### Request
Scan the listing below. Report each line that includes "matplotlib".

### Data lines
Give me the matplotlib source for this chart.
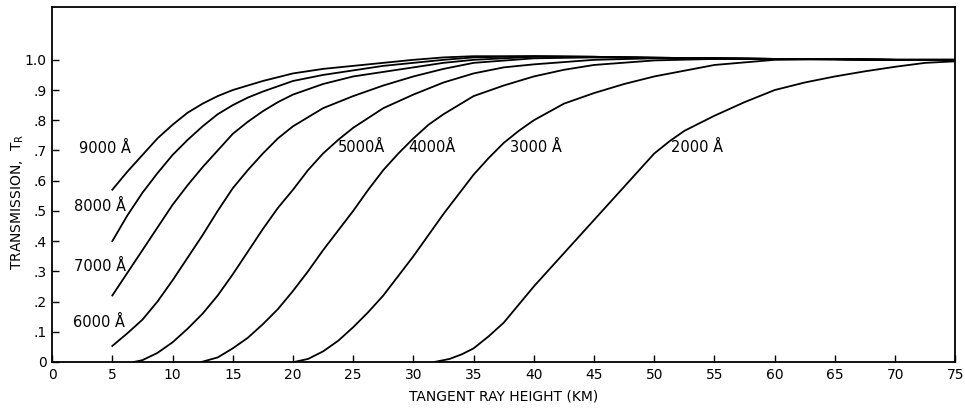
import matplotlib
matplotlib.use("Agg")
import matplotlib.pyplot as plt

# tangent ray height (km) and transmission for each wavelength
x_9000 = [5, 6.25, 7.5, 8.75, 10, 11.25, 12.5, 13.75, 15, 17.5, 20, 22.5, 25, 27.5, 30, 32.5, 35, 40, 45, 50, 55, 60, 65, 70, 75]
t_9000 = [0.57, 0.63, 0.685, 0.74, 0.785, 0.825, 0.855, 0.88, 0.90, 0.93, 0.955, 0.97, 0.98, 0.99, 1.0, 1.008, 1.012,
          1.012, 1.01, 1.007, 1.005, 1.003, 1.002, 1.0, 1.0]

x_8000 = [5, 6.25, 7.5, 8.75, 10, 11.25, 12.5, 13.75, 15, 16.25, 17.5, 20, 22.5, 25, 27.5, 30, 32.5, 35, 40, 45, 50, 55, 60, 65, 70, 75]
t_8000 = [0.40, 0.485, 0.56, 0.625, 0.685, 0.735, 0.78, 0.82, 0.85, 0.875, 0.895, 0.93, 0.95, 0.965, 0.98, 0.99, 1.0,
          1.008, 1.012, 1.01, 1.007, 1.005, 1.003, 1.002, 1.0, 1.0]

x_7000 = [5, 6.25, 7.5, 8.75, 10, 11.25, 12.5, 13.75, 15, 16.25, 17.5, 18.75, 20, 22.5, 25, 27.5, 30, 32.5, 35, 40, 45, 50, 55, 60, 65, 70, 75]
t_7000 = [0.22, 0.295, 0.37, 0.445, 0.52, 0.585, 0.645, 0.70, 0.755, 0.795, 0.83, 0.86, 0.885, 0.92, 0.945, 0.96, 0.975,
          0.99, 1.0, 1.01, 1.01, 1.007, 1.005, 1.003, 1.002, 1.0, 1.0]

x_6000 = [5, 6.25, 7.5, 8.75, 10, 11.25, 12.5, 13.75, 15, 16.25, 17.5, 18.75, 20, 21.25, 22.5, 25, 27.5, 30, 32.5, 35, 40, 45, 50, 55, 60, 65, 70, 75]
t_6000 = [0.053, 0.095, 0.14, 0.20, 0.27, 0.345, 0.42, 0.50, 0.575, 0.635, 0.69, 0.74, 0.78, 0.81, 0.84, 0.88, 0.915,
          0.945, 0.97, 0.99, 1.005, 1.008, 1.006, 1.005, 1.003, 1.002, 1.0, 1.0]

x_5000 = [6.8, 7.5, 8.75, 10, 11.25, 12.5, 13.75, 15, 16.25, 17.5, 18.75, 20, 21.25, 22.5, 23.75, 25, 27.5, 30, 32.5, 35, 37.5, 40, 45, 50, 55, 60, 65, 70, 75]
t_5000 = [0.0, 0.006, 0.03, 0.065, 0.11, 0.16, 0.22, 0.29, 0.365, 0.44, 0.51, 0.57, 0.635, 0.69, 0.735, 0.775, 0.84,
          0.885, 0.925, 0.955, 0.975, 0.985, 1.0, 1.005, 1.004, 1.003, 1.002, 1.0, 1.0]

x_4000 = [12.4, 13.75, 15, 16.25, 17.5, 18.75, 20, 21.25, 22.5, 23.75, 25, 26.25, 27.5, 28.75, 30, 31.25, 32.5, 35, 37.5, 40, 42.5, 45, 50, 55, 60, 65, 70, 75]
t_4000 = [0.0, 0.015, 0.045, 0.08, 0.125, 0.175, 0.235, 0.30, 0.37, 0.435, 0.50, 0.57, 0.635, 0.69, 0.74, 0.785, 0.82,
          0.88, 0.915, 0.945, 0.967, 0.983, 0.998, 1.003, 1.003, 1.002, 1.0, 1.0]

x_3000 = [20.1, 21.25, 22.5, 23.75, 25, 26.25, 27.5, 28.75, 30, 31.25, 32.5, 33.75, 35, 36.25, 37.5, 38.75, 40, 42.5, 45, 47.5, 50, 55, 60, 65, 70, 75]
t_3000 = [0.0, 0.01, 0.035, 0.07, 0.115, 0.165, 0.22, 0.285, 0.35, 0.42, 0.49, 0.555, 0.62, 0.675, 0.725, 0.765, 0.80,
          0.855, 0.89, 0.92, 0.945, 0.983, 1.0, 1.002, 1.0, 1.0]

x_2000 = [31.75, 33, 34, 35, 36.25, 37.5, 38.75, 40, 42.5, 45, 47.5, 50, 51.25, 52.5, 53.75, 55, 57.5, 60, 62.5, 65, 67.5, 70, 72.5, 75]
t_2000 = [0.0, 0.01, 0.025, 0.045, 0.085, 0.13, 0.19, 0.25, 0.36, 0.47, 0.58, 0.69, 0.73, 0.765, 0.79, 0.815, 0.86,
          0.90, 0.925, 0.945, 0.962, 0.977, 0.99, 0.995]

curve_names = ["9000 Å", "8000 Å", "7000 Å", "6000 Å", "5000Å", "4000Å", "3000 Å", "2000 Å"]
curve_x = [x_9000, x_8000, x_7000, x_6000, x_5000, x_4000, x_3000, x_2000]
curve_t = [t_9000, t_8000, t_7000, t_6000, t_5000, t_4000, t_3000, t_2000]

x_ticks = list(range(0, 80, 5))
y_ticks = [0, 0.1, 0.2, 0.3, 0.4, 0.5, 0.6, 0.7, 0.8, 0.9, 1.0]
y_tick_labels = ["0", ".1", ".2", ".3", ".4", ".5", ".6", ".7", ".8", ".9", "1.0"]

# where each wavelength label sits (data coords, left edge / vertical centre)
label_pos = [(2.2, 0.705), (1.8, 0.513), (1.8, 0.315), (1.7, 0.13),
             (23.7, 0.71), (29.6, 0.71), (38.0, 0.71), (51.4, 0.71)]

plt.rcParams['font.family'] = ['DejaVu Sans']

fig = plt.figure(figsize=(9.65, 4.09), dpi=100)
ax = fig.add_axes([0.054, 0.115, 0.936, 0.868])

for xs, ts in zip(curve_x, curve_t):
    ax.plot(xs, ts, color="black", lw=1.3, solid_joinstyle="round")

for name, (lx, ly) in zip(curve_names, label_pos):
    ax.text(lx, ly, name, fontsize=10.5, ha="left", va="center", color="black")

ax.set_xlim(0, 75)
ax.set_ylim(0, 1.175)
ax.set_xticks(x_ticks)
ax.set_yticks(y_ticks)
ax.set_yticklabels(y_tick_labels)
ax.tick_params(direction="in", length=5, width=1, labelsize=10, pad=4)

for sp in ax.spines.values():
    sp.set_linewidth(1.3)

ax.set_xlabel("TANGENT RAY HEIGHT (KM)", fontsize=10, labelpad=6)
ax.set_ylabel("TRANSMISSION,  $\\mathregular{T_R}$", fontsize=10)
ax.yaxis.set_label_coords(-0.029, 0.45)

fig.savefig("out.png", dpi=100)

### Solution
Give me the matplotlib source for this chart.
import matplotlib
matplotlib.use("Agg")
import matplotlib.pyplot as plt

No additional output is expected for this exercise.